■ Instructions for the task
Repeat every record below exactly, leaving out the pictures.

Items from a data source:
--------

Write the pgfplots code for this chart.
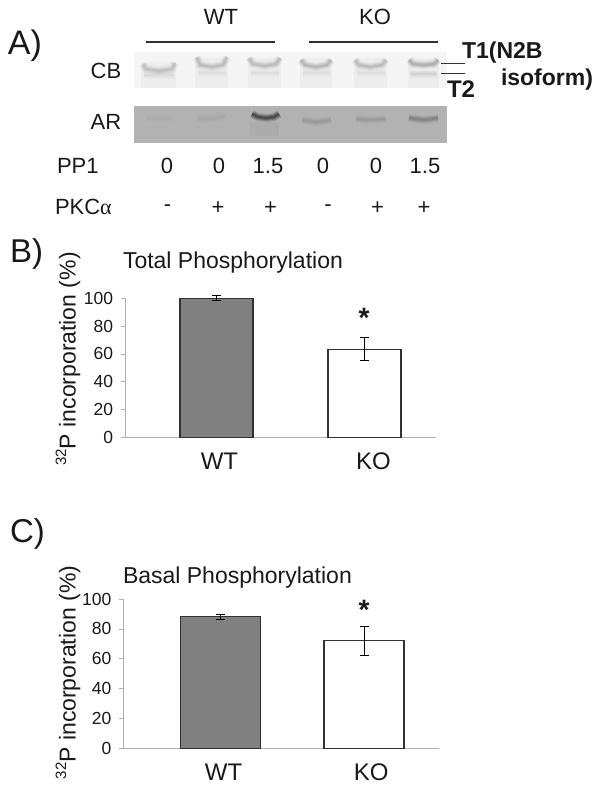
\documentclass[border=0pt]{standalone}
\usepackage{pgfplots}
\pgfplotsset{compat=1.18}
\usepackage{fontspec}
\setmainfont{Liberation Sans}
\newcommand{\fs}[1]{\fontsize{#1}{#1}\selectfont}
\definecolor{barGray}{RGB}{128,128,128}
\definecolor{edge}{RGB}{50,50,50}
\definecolor{axisGray}{RGB}{175,175,175}
\definecolor{txt}{RGB}{25,25,25}

% soft gel band: stacked translucent strokes (colour, strength, points)
\newcommand{\band}[3]{%
  \addplot[draw=#1,line width=8pt,opacity=0.07*#2] coordinates {#3};
  \addplot[draw=#1,line width=6pt,opacity=0.09*#2] coordinates {#3};
  \addplot[draw=#1,line width=4pt,opacity=0.12*#2] coordinates {#3};
  \addplot[draw=#1,line width=2.2pt,opacity=0.14*#2] coordinates {#3};
}
% lighter lane smear under a band
\newcommand{\lane}[5]{%
  \addplot[fill=black,draw=none,opacity=#5] coordinates {(#1,#3) (#2,#3) (#2,#4) (#1,#4)} --cycle;
}

\pgfplotsset{
  barpanel/.style={
    scale only axis,
    anchor=south west,
    axis x line=bottom,
    axis y line=left,
    axis line style={-,draw=axisGray,line width=0.8pt},
    ymin=0, ymax=100,
    ytick={0,20,40,60,80,100},
    ytick align=outside,
    major tick length=4pt,
    tick style={draw=axisGray,line width=0.8pt},
    x tick style={draw=none},
    /pgf/number format/assume math mode=true,
    yticklabel style={font=\fs{17.5},text=txt,xshift=-8pt},
    xticklabel style={font=\fs{24},text=txt,anchor=base,yshift=-28pt},
    xticklabels={WT,KO},
    clip=false,
    ybar,
    bar shift=0pt,
  },
  wtbar/.style={fill=barGray,draw=edge,line width=1.3pt,
    error bars/.cd,y dir=both,y explicit,
    error bar style={draw=black,line width=0.9pt},
    error mark options={rotate=90,mark size=4.5pt,draw=black,line width=0.9pt}},
  kobar/.style={fill=white,draw=edge,line width=1.3pt,
    error bars/.cd,y dir=both,y explicit,
    error bar style={draw=black,line width=0.9pt},
    error mark options={rotate=90,mark size=4.5pt,draw=black,line width=0.9pt}},
}

\begin{document}
\begin{tikzpicture}[every node/.style={text=txt,inner sep=0pt,outer sep=0pt}]
\path[use as bounding box] (0pt,0pt) rectangle (601pt,-791pt);

% Panel A: gels, in picture pixels
\begin{axis}[
    at={(0pt,-791pt)}, anchor=south west,
    scale only axis, width=601pt, height=791pt,
    xmin=0, xmax=601, ymin=0, ymax=791, y dir=reverse,
    hide axis, clip=false,
]
  \addplot[fill=black!4,draw=none] coordinates {(134,52) (446.5,52) (446.5,88) (134,88)} --cycle;
  \addplot[fill=black!30,draw=none] coordinates {(134,106) (446.5,106) (446.5,143) (134,143)} --cycle;

  % CB lanes
  \lane{141}{176}{62}{88}{0.03}
  \lane{195}{228}{58}{88}{0.03}
  \lane{248}{281}{58}{88}{0.03}
  \lane{300}{332}{58}{88}{0.03}
  \lane{354}{387}{58}{88}{0.03}
  \lane{408}{439}{58}{88}{0.03}
  % CB upper band with raised lane edges
  \band{black!70}{0.7}{(143,64) (146,69) (160,71) (172,69) (175,63)}
  \band{black!70}{0.75}{(197,57) (200,65) (212,67) (223,65) (227,57)}
  \band{black!70}{0.75}{(249,58) (253,64) (265,66) (276,64) (280,58)}
  \band{black!70}{0.85}{(301,60) (305,65) (316,67) (327,65) (331,60)}
  \band{black!70}{0.75}{(355,60) (359,65) (370,67) (382,65) (386,60)}
  \band{black!70}{1}{(409,60) (413,64) (424,65) (434,64) (438,60)}
  % CB lower band
  \band{black!50}{0.4}{(144,75) (158,75) (174,75)}
  \band{black!50}{0.3}{(198,73) (212,73) (226,73)}
  \band{black!50}{0.3}{(251,73) (265,73) (279,73)}
  \band{black!50}{0.3}{(303,73) (316,73) (330,73)}
  \band{black!50}{0.3}{(357,73) (370,73) (385,73)}
  \band{black!50}{0.55}{(410,74) (424,74) (437,74)}

  % AR lanes and bands
  \lane{250}{279}{122}{136}{0.03}
  \band{black!60}{0.12}{(146,118) (158,119) (172,118)}
  \band{black!60}{0.25}{(197,119) (212,119) (226,116)}
  \band{black}{1.8}{(252,114) (258,117) (266,118) (274,117) (279,114)}
  \band{black!70}{0.55}{(302,120) (316,122) (331,120)}
  \band{black!70}{0.55}{(356,119) (370,120) (386,119)}
  \band{black!80}{0.95}{(409,118) (424,120) (438,118)}

  % group and band marker lines
  \addplot[draw=edge,line width=1.2pt] coordinates {(145.5,42) (275,42)};
  \addplot[draw=edge,line width=1.2pt] coordinates {(309,42) (438,42)};
  \addplot[draw=edge,line width=1pt] coordinates {(441,63.3) (464.5,63.3)};
  \addplot[draw=edge,line width=1pt] coordinates {(441,73.7) (464.5,73.7)};
\end{axis}

% Panel B
\begin{axis}[
    barpanel,
    at={(125pt,-437.3pt)},
    width=311pt, height=139pt,
    xmin=-0.618, xmax=1.483,
    xtick={0.02,1.06},
    bar width=73pt,
]
  \addplot[wtbar] coordinates {(0,100) +- (0,1.7)};
  \addplot[kobar] coordinates {(1,63.3) +- (0,8.3)};
\end{axis}

% Panel C
\begin{axis}[
    barpanel,
    at={(123.3pt,-748.7pt)},
    width=316pt, height=149.7pt,
    xmin=-0.680, xmax=1.525,
    xtick={0.02,1.05},
    bar width=80pt,
]
  \addplot[wtbar] coordinates {(0,88.2) +- (0,1.6)};
  \addplot[kobar] coordinates {(1,72.2) +- (0,9.6)};
\end{axis}

\begin{scope}[x=1pt,y=-1pt]
\node[font=\fs{34},anchor=base west] at (8,55) {A)};
\node[font=\fs{22}] at (221,17) {WT};
\node[font=\fs{22}] at (375,17) {KO};
\node[font=\fs{22}] at (106,71) {CB};
\node[font=\fs{22}] at (106,122) {AR};
\node[font=\fs{22},anchor=west] at (57,166) {PP1};
\node[font=\fs{22},anchor=west] at (55,207) {PKC{\fontspec{Liberation Serif}α}};
\foreach \x/\t in {167/0,219/0,268/1.5,323/0,376/0,425/1.5}
  \node[font=\fs{22}] at (\x,166) {\t};
\foreach \x/\t in {167.5/-,218/+,270.6/+,328/-,377.5/+,424/+}
  \node[font=\fs{22}] at (\x,208) {\t};
\node[font=\fs{23}\bfseries,anchor=west] at (462,53) {T1(N2B};
\node[font=\fs{23}\bfseries,anchor=west] at (501,80) {isoform)};
\node[font=\fs{24}\bfseries,anchor=west] at (447,89) {T2};

\node[font=\fs{23},anchor=base west] at (123,269) {Total Phosphorylation};
\node[font=\fs{33},anchor=base west] at (10,262) {B)};
\node[rotate=90,font=\fs{23}] at (68,359) {\raisebox{0.42em}{\fs{15}32}P incorporation (\%)};
\node[font=\fs{28}\bfseries] at (364,318) {*};

\node[font=\fs{23},anchor=base west] at (123,583) {Basal Phosphorylation};
\node[font=\fs{33},anchor=base west] at (10,542) {C)};
\node[rotate=90,font=\fs{23}] at (68,672.5) {\raisebox{0.42em}{\fs{15}32}P incorporation (\%)};
\node[font=\fs{28}\bfseries] at (364,610) {*};
\end{scope}
\end{tikzpicture}
\end{document}
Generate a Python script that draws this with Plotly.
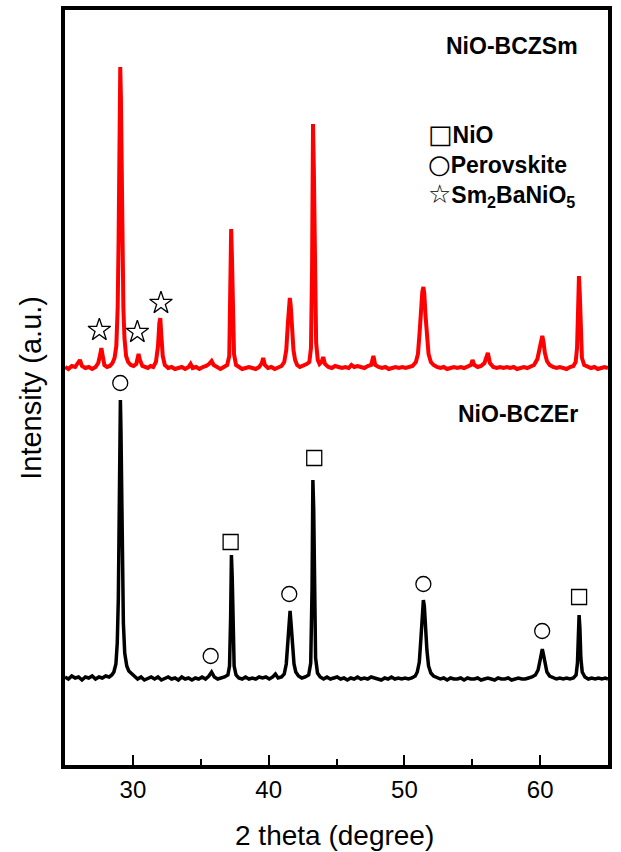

--------

■ Task answer
Write the pgfplots code for this chart.
\documentclass[border=0pt]{standalone}
\usepackage{pgfplots}
\pgfplotsset{compat=1.18}
\usepackage{fontspec}
\setmainfont{Liberation Sans}
\newcommand{\fs}[1]{\fontsize{#1}{#1}\selectfont}
\definecolor{barGray}{RGB}{128,128,128}
\definecolor{edge}{RGB}{50,50,50}
\definecolor{axisGray}{RGB}{175,175,175}
\definecolor{txt}{RGB}{25,25,25}

% soft gel band: stacked translucent strokes (colour, strength, points)
\newcommand{\band}[3]{%
  \addplot[draw=#1,line width=8pt,opacity=0.07*#2] coordinates {#3};
  \addplot[draw=#1,line width=6pt,opacity=0.09*#2] coordinates {#3};
  \addplot[draw=#1,line width=4pt,opacity=0.12*#2] coordinates {#3};
  \addplot[draw=#1,line width=2.2pt,opacity=0.14*#2] coordinates {#3};
}
% lighter lane smear under a band
\newcommand{\lane}[5]{%
  \addplot[fill=black,draw=none,opacity=#5] coordinates {(#1,#3) (#2,#3) (#2,#4) (#1,#4)} --cycle;
}

\pgfplotsset{
  barpanel/.style={
    scale only axis,
    anchor=south west,
    axis x line=bottom,
    axis y line=left,
    axis line style={-,draw=axisGray,line width=0.8pt},
    ymin=0, ymax=100,
    ytick={0,20,40,60,80,100},
    ytick align=outside,
    major tick length=4pt,
    tick style={draw=axisGray,line width=0.8pt},
    x tick style={draw=none},
    /pgf/number format/assume math mode=true,
    yticklabel style={font=\fs{17.5},text=txt,xshift=-8pt},
    xticklabel style={font=\fs{24},text=txt,anchor=base,yshift=-28pt},
    xticklabels={WT,KO},
    clip=false,
    ybar,
    bar shift=0pt,
  },
  wtbar/.style={fill=barGray,draw=edge,line width=1.3pt,
    error bars/.cd,y dir=both,y explicit,
    error bar style={draw=black,line width=0.9pt},
    error mark options={rotate=90,mark size=4.5pt,draw=black,line width=0.9pt}},
  kobar/.style={fill=white,draw=edge,line width=1.3pt,
    error bars/.cd,y dir=both,y explicit,
    error bar style={draw=black,line width=0.9pt},
    error mark options={rotate=90,mark size=4.5pt,draw=black,line width=0.9pt}},
}

\begin{document}
\begin{tikzpicture}[every node/.style={text=txt,inner sep=0pt,outer sep=0pt}]
\path[use as bounding box] (0pt,0pt) rectangle (601pt,-791pt);

% Panel A: gels, in picture pixels
\begin{axis}[
    at={(0pt,-791pt)}, anchor=south west,
    scale only axis, width=601pt, height=791pt,
    xmin=0, xmax=601, ymin=0, ymax=791, y dir=reverse,
    hide axis, clip=false,
]
  \addplot[fill=black!4,draw=none] coordinates {(134,52) (446.5,52) (446.5,88) (134,88)} --cycle;
  \addplot[fill=black!30,draw=none] coordinates {(134,106) (446.5,106) (446.5,143) (134,143)} --cycle;

  % CB lanes
  \lane{141}{176}{62}{88}{0.03}
  \lane{195}{228}{58}{88}{0.03}
  \lane{248}{281}{58}{88}{0.03}
  \lane{300}{332}{58}{88}{0.03}
  \lane{354}{387}{58}{88}{0.03}
  \lane{408}{439}{58}{88}{0.03}
  % CB upper band with raised lane edges
  \band{black!70}{0.7}{(143,64) (146,69) (160,71) (172,69) (175,63)}
  \band{black!70}{0.75}{(197,57) (200,65) (212,67) (223,65) (227,57)}
  \band{black!70}{0.75}{(249,58) (253,64) (265,66) (276,64) (280,58)}
  \band{black!70}{0.85}{(301,60) (305,65) (316,67) (327,65) (331,60)}
  \band{black!70}{0.75}{(355,60) (359,65) (370,67) (382,65) (386,60)}
  \band{black!70}{1}{(409,60) (413,64) (424,65) (434,64) (438,60)}
  % CB lower band
  \band{black!50}{0.4}{(144,75) (158,75) (174,75)}
  \band{black!50}{0.3}{(198,73) (212,73) (226,73)}
  \band{black!50}{0.3}{(251,73) (265,73) (279,73)}
  \band{black!50}{0.3}{(303,73) (316,73) (330,73)}
  \band{black!50}{0.3}{(357,73) (370,73) (385,73)}
  \band{black!50}{0.55}{(410,74) (424,74) (437,74)}

  % AR lanes and bands
  \lane{250}{279}{122}{136}{0.03}
  \band{black!60}{0.12}{(146,118) (158,119) (172,118)}
  \band{black!60}{0.25}{(197,119) (212,119) (226,116)}
  \band{black}{1.8}{(252,114) (258,117) (266,118) (274,117) (279,114)}
  \band{black!70}{0.55}{(302,120) (316,122) (331,120)}
  \band{black!70}{0.55}{(356,119) (370,120) (386,119)}
  \band{black!80}{0.95}{(409,118) (424,120) (438,118)}

  % group and band marker lines
  \addplot[draw=edge,line width=1.2pt] coordinates {(145.5,42) (275,42)};
  \addplot[draw=edge,line width=1.2pt] coordinates {(309,42) (438,42)};
  \addplot[draw=edge,line width=1pt] coordinates {(441,63.3) (464.5,63.3)};
  \addplot[draw=edge,line width=1pt] coordinates {(441,73.7) (464.5,73.7)};
\end{axis}

% Panel B
\begin{axis}[
    barpanel,
    at={(125pt,-437.3pt)},
    width=311pt, height=139pt,
    xmin=-0.618, xmax=1.483,
    xtick={0.02,1.06},
    bar width=73pt,
]
  \addplot[wtbar] coordinates {(0,100) +- (0,1.7)};
  \addplot[kobar] coordinates {(1,63.3) +- (0,8.3)};
\end{axis}

% Panel C
\begin{axis}[
    barpanel,
    at={(123.3pt,-748.7pt)},
    width=316pt, height=149.7pt,
    xmin=-0.680, xmax=1.525,
    xtick={0.02,1.05},
    bar width=80pt,
]
  \addplot[wtbar] coordinates {(0,88.2) +- (0,1.6)};
  \addplot[kobar] coordinates {(1,72.2) +- (0,9.6)};
\end{axis}

\begin{scope}[x=1pt,y=-1pt]
\node[font=\fs{34},anchor=base west] at (8,55) {A)};
\node[font=\fs{22}] at (221,17) {WT};
\node[font=\fs{22}] at (375,17) {KO};
\node[font=\fs{22}] at (106,71) {CB};
\node[font=\fs{22}] at (106,122) {AR};
\node[font=\fs{22},anchor=west] at (57,166) {PP1};
\node[font=\fs{22},anchor=west] at (55,207) {PKC{\fontspec{Liberation Serif}α}};
\foreach \x/\t in {167/0,219/0,268/1.5,323/0,376/0,425/1.5}
  \node[font=\fs{22}] at (\x,166) {\t};
\foreach \x/\t in {167.5/-,218/+,270.6/+,328/-,377.5/+,424/+}
  \node[font=\fs{22}] at (\x,208) {\t};
\node[font=\fs{23}\bfseries,anchor=west] at (462,53) {T1(N2B};
\node[font=\fs{23}\bfseries,anchor=west] at (501,80) {isoform)};
\node[font=\fs{24}\bfseries,anchor=west] at (447,89) {T2};

\node[font=\fs{23},anchor=base west] at (123,269) {Total Phosphorylation};
\node[font=\fs{33},anchor=base west] at (10,262) {B)};
\node[rotate=90,font=\fs{23}] at (68,359) {\raisebox{0.42em}{\fs{15}32}P incorporation (\%)};
\node[font=\fs{28}\bfseries] at (364,318) {*};

\node[font=\fs{23},anchor=base west] at (123,583) {Basal Phosphorylation};
\node[font=\fs{33},anchor=base west] at (10,542) {C)};
\node[rotate=90,font=\fs{23}] at (68,672.5) {\raisebox{0.42em}{\fs{15}32}P incorporation (\%)};
\node[font=\fs{28}\bfseries] at (364,610) {*};
\end{scope}
\end{tikzpicture}
\end{document}
Generate a Python script that draws this with Plotly.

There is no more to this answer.